> **YOUR OBJECTIVE**
Take the lines from the top down to and including the one with "460, 520, 650];" and repeat them exactly. Omit images.

> **PROVIDED MATERIAL**
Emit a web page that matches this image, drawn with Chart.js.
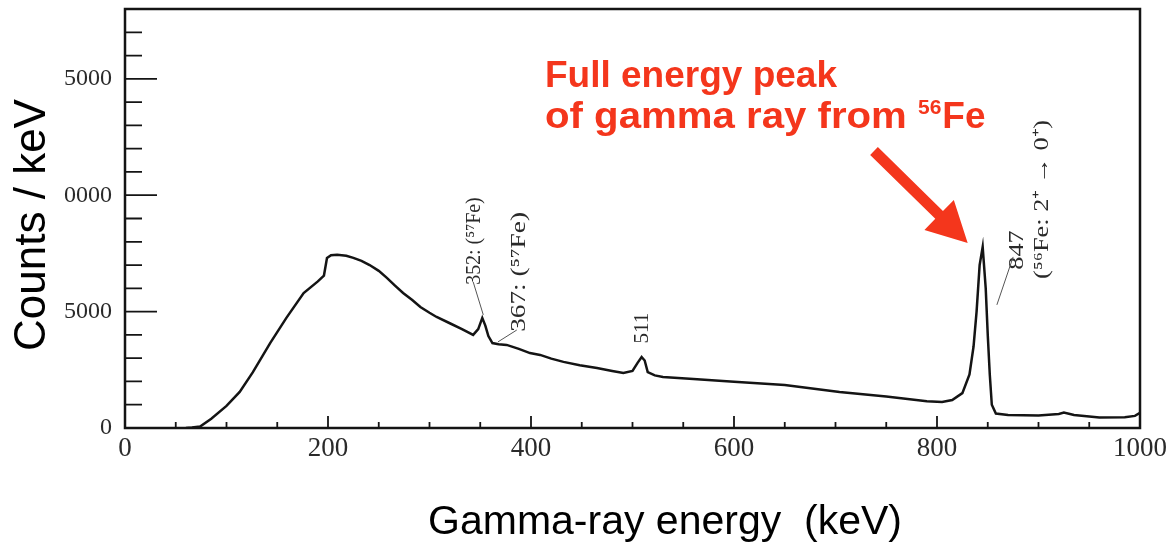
<!DOCTYPE html>
<html>
<head>
<meta charset="utf-8">
<script src="https://cdn.jsdelivr.net/npm/chart.js@4.4.1/dist/chart.umd.min.js"></script>
<style>
  html, body { margin: 0; padding: 0; background: #fff; }
  #wrap { width: 1175px; height: 546px; }
</style>
</head>
<body>
<div id="wrap"><canvas id="spectrum" width="1175" height="546"></canvas></div>
<script>
// spectrum (keV, counts/keV)
const energy = [60, 66, 74, 85, 100, 113, 126, 143, 159, 176, 190, 196, 199, 203, 209, 218, 225, 233, 241, 250,
  258, 266, 274, 283, 291, 300, 307, 320, 332, 343, 348, 352, 355, 358, 362, 368, 376, 388, 399, 409,
  420, 432, 448, 465, 480, 491, 500, 505, 509, 512, 515, 522, 530, 560, 600, 650, 704, 750, 790, 805,
  815, 825, 832, 836, 839, 842, 845, 848, 850, 852, 854, 858, 870, 900, 920, 925, 935, 960, 985, 995, 1000];
const counts = [0, 20, 60, 400, 950, 1550, 2400, 3650, 4730, 5800, 6300, 6550, 7300, 7420, 7440, 7400, 7310, 7180, 7000, 6750,
  6450, 6120, 5800, 5500, 5200, 4950, 4770, 4500, 4250, 4000, 4250, 4730, 4400, 3950, 3650, 3600, 3570, 3400, 3220, 3140,
  2980, 2840, 2700, 2580, 2450, 2360, 2450, 2800, 3050, 2900, 2400, 2260, 2190, 2100, 1990, 1850, 1550, 1350, 1150, 1120,
  1200, 1500, 2300, 3500, 5000, 7000, 7780, 6000, 4000, 2300, 1000, 620, 560, 540, 600, 660, 560, 450, 460, 520, 650];

const xTicks = [0, 200, 400, 600, 800, 1000];
const xTickLabels = ['0', '200', '400', '600', '800', '1000'];
const yTicks = [0, 5000, 10000, 15000];
// the left digit is cut off in the original figure
const yTickLabels = ['0', '5000', '0000', '5000'];

const peakNotes = ['352: (⁵⁷Fe)', '367: (⁵⁷Fe)', '511', '847', '(⁵⁶Fe: 2⁺ → 0⁺)'];
// where each note starts (data units) and how much it is stretched along its length
const notePos = [[344, 6150], [389, 4130], [510, 3630], [879, 6800], [904, 6400]];
const noteStretch = [0.95, 1.3, 1.0, 1.25, 1.25];
const leaders = [[[353, 4860], [343, 6280]], [[367.5, 3700], [386, 4210]], [[859, 5290], [875, 7350]]];

const INK = '#141414';

const decorations = {
  id: 'decorations',
  afterDraw(chart) {
    const { ctx, chartArea: a, scales } = chart;
    const xs = scales.x, ys = scales.y;
    ctx.save();

    // frame
    ctx.strokeStyle = INK;
    ctx.lineWidth = 2.5;
    ctx.strokeRect(a.left, a.top, a.right - a.left, a.bottom - a.top);

    // inward ticks
    ctx.lineWidth = 1.8;
    ctx.beginPath();
    for (let v = 50; v < 1000; v += 50) {
      const px = xs.getPixelForValue(v);
      const len = v % 200 === 0 ? 12 : 6;
      ctx.moveTo(px, a.bottom);
      ctx.lineTo(px, a.bottom - len);
    }
    for (let v = 1000; v < 18000; v += 1000) {
      const py = ys.getPixelForValue(v);
      const len = v % 5000 === 0 ? 32 : 17;
      ctx.moveTo(a.left, py);
      ctx.lineTo(a.left + len, py);
    }
    ctx.stroke();

    // axis titles
    ctx.fillStyle = '#000';
    ctx.font = '44px "Liberation Sans", Arial, sans-serif';
    ctx.textAlign = 'center';
    ctx.textBaseline = 'alphabetic';
    ctx.save();
    ctx.translate(45, 225);
    ctx.rotate(-Math.PI / 2);
    ctx.fillText('Counts / keV', 0, 0);
    ctx.restore();
    ctx.font = '41px "Liberation Sans", Arial, sans-serif';
    ctx.fillText('Gamma-ray energy  (keV)', 665, 534);

    // peak notes, vertical
    ctx.fillStyle = '#2a2a2a';
    ctx.font = '21px "Liberation Serif", "Times New Roman", serif';
    ctx.textAlign = 'left';
    ctx.textBaseline = 'middle';
    peakNotes.forEach((txt, i) => {
      const px = xs.getPixelForValue(notePos[i][0]);
      const py = ys.getPixelForValue(notePos[i][1]);
      ctx.save();
      ctx.translate(px, py);
      ctx.rotate(-Math.PI / 2);
      ctx.scale(noteStretch[i], 1);
      ctx.fillText(txt, 0, 0);
      ctx.restore();
    });
    ctx.strokeStyle = '#555';
    ctx.lineWidth = 1;
    ctx.beginPath();
    leaders.forEach(([p, q]) => {
      ctx.moveTo(xs.getPixelForValue(p[0]), ys.getPixelForValue(p[1]));
      ctx.lineTo(xs.getPixelForValue(q[0]), ys.getPixelForValue(q[1]));
    });
    ctx.stroke();

    // red callout
    const red = '#f4361c';
    ctx.fillStyle = red;
    ctx.textBaseline = 'alphabetic';
    const big = 'bold 37px "Liberation Sans", Arial, sans-serif';
    ctx.font = big;
    ctx.fillText('Full energy peak', 545, 87);
    // second line is a bit wider in the figure
    const l2 = 'of gamma ray from ';
    const sx = 373 / ctx.measureText(l2).width;
    ctx.save();
    ctx.translate(545, 128);
    ctx.scale(sx, 1);
    ctx.fillText(l2, 0, 0);
    ctx.restore();
    let tx = 918;
    ctx.font = 'bold 21px "Liberation Sans", Arial, sans-serif';
    ctx.fillText('56', tx, 114);
    tx += ctx.measureText('56').width + 1;
    ctx.font = big;
    ctx.fillText('Fe', tx, 128);

    // arrow pointing at the 847 keV peak
    const tail = [874, 151], tip = [xs.getPixelForValue(845) - 15, ys.getPixelForValue(7780) - 4];
    const dx = tip[0] - tail[0], dy = tip[1] - tail[1];
    const L = Math.hypot(dx, dy), ux = dx / L, uy = dy / L, nx = -uy, ny = ux;
    const hl = 40, hw = 21, sw = 5.5;
    const bx = tip[0] - ux * hl, by = tip[1] - uy * hl;
    ctx.beginPath();
    ctx.moveTo(tail[0] + nx * sw, tail[1] + ny * sw);
    ctx.lineTo(bx + nx * sw, by + ny * sw);
    ctx.lineTo(bx + nx * hw, by + ny * hw);
    ctx.lineTo(tip[0], tip[1]);
    ctx.lineTo(bx - nx * hw, by - ny * hw);
    ctx.lineTo(bx - nx * sw, by - ny * sw);
    ctx.lineTo(tail[0] - nx * sw, tail[1] - ny * sw);
    ctx.closePath();
    ctx.fill();

    ctx.restore();
  }
};

new Chart(document.getElementById('spectrum'), {
  type: 'line',
  data: {
    datasets: [{
      data: energy.map((e, i) => ({ x: e, y: counts[i] })),
      borderColor: INK,
      borderWidth: 2.5,
      pointRadius: 0,
      tension: 0,
      fill: false
    }]
  },
  options: {
    responsive: false,
    animation: false,
    devicePixelRatio: 1,
    layout: { padding: { top: 9, right: 35, left: 0, bottom: 0 } },
    plugins: { legend: { display: false }, tooltip: { enabled: false } },
    scales: {
      x: {
        type: 'linear',
        min: 0,
        max: 1000,
        grid: { display: false },
        border: { display: false },
        afterBuildTicks: s => { s.ticks = xTicks.map(v => ({ value: v })); },
        afterFit: s => { s.height = 118; },
        ticks: {
          autoSkip: false,
          maxRotation: 0,
          padding: -3,
          color: '#2a2a2a',
          font: { family: '"Liberation Serif", "Times New Roman", serif', size: 27 },
          callback: (v, i) => xTickLabels[i]
        }
      },
      y: {
        type: 'linear',
        min: 0,
        max: 18000,
        grid: { display: false },
        border: { display: false },
        afterBuildTicks: s => { s.ticks = yTicks.map(v => ({ value: v })); },
        afterFit: s => { s.width = 125; s.paddingTop = 0; s.paddingBottom = 0; },
        ticks: {
          autoSkip: false,
          padding: 5,
          color: '#2a2a2a',
          font: { family: '"Liberation Serif", "Times New Roman", serif', size: 24 },
          callback: (v, i) => yTickLabels[i]
        }
      }
    }
  },
  plugins: [decorations]
});
</script>
</body>
</html>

> **RESULT OF THE EXERCISE**
Emit a web page that matches this image, drawn with Chart.js.
<!DOCTYPE html>
<html>
<head>
<meta charset="utf-8">
<script src="https://cdn.jsdelivr.net/npm/chart.js@4.4.1/dist/chart.umd.min.js"></script>
<style>
  html, body { margin: 0; padding: 0; background: #fff; }
  #wrap { width: 1175px; height: 546px; }
</style>
</head>
<body>
<div id="wrap"><canvas id="spectrum" width="1175" height="546"></canvas></div>
<script>
// spectrum (keV, counts/keV)
const energy = [60, 66, 74, 85, 100, 113, 126, 143, 159, 176, 190, 196, 199, 203, 209, 218, 225, 233, 241, 250,
  258, 266, 274, 283, 291, 300, 307, 320, 332, 343, 348, 352, 355, 358, 362, 368, 376, 388, 399, 409,
  420, 432, 448, 465, 480, 491, 500, 505, 509, 512, 515, 522, 530, 560, 600, 650, 704, 750, 790, 805,
  815, 825, 832, 836, 839, 842, 845, 848, 850, 852, 854, 858, 870, 900, 920, 925, 935, 960, 985, 995, 1000];
const counts = [0, 20, 60, 400, 950, 1550, 2400, 3650, 4730, 5800, 6300, 6550, 7300, 7420, 7440, 7400, 7310, 7180, 7000, 6750,
  6450, 6120, 5800, 5500, 5200, 4950, 4770, 4500, 4250, 4000, 4250, 4730, 4400, 3950, 3650, 3600, 3570, 3400, 3220, 3140,
  2980, 2840, 2700, 2580, 2450, 2360, 2450, 2800, 3050, 2900, 2400, 2260, 2190, 2100, 1990, 1850, 1550, 1350, 1150, 1120,
  1200, 1500, 2300, 3500, 5000, 7000, 7780, 6000, 4000, 2300, 1000, 620, 560, 540, 600, 660, 560, 450, 460, 520, 650];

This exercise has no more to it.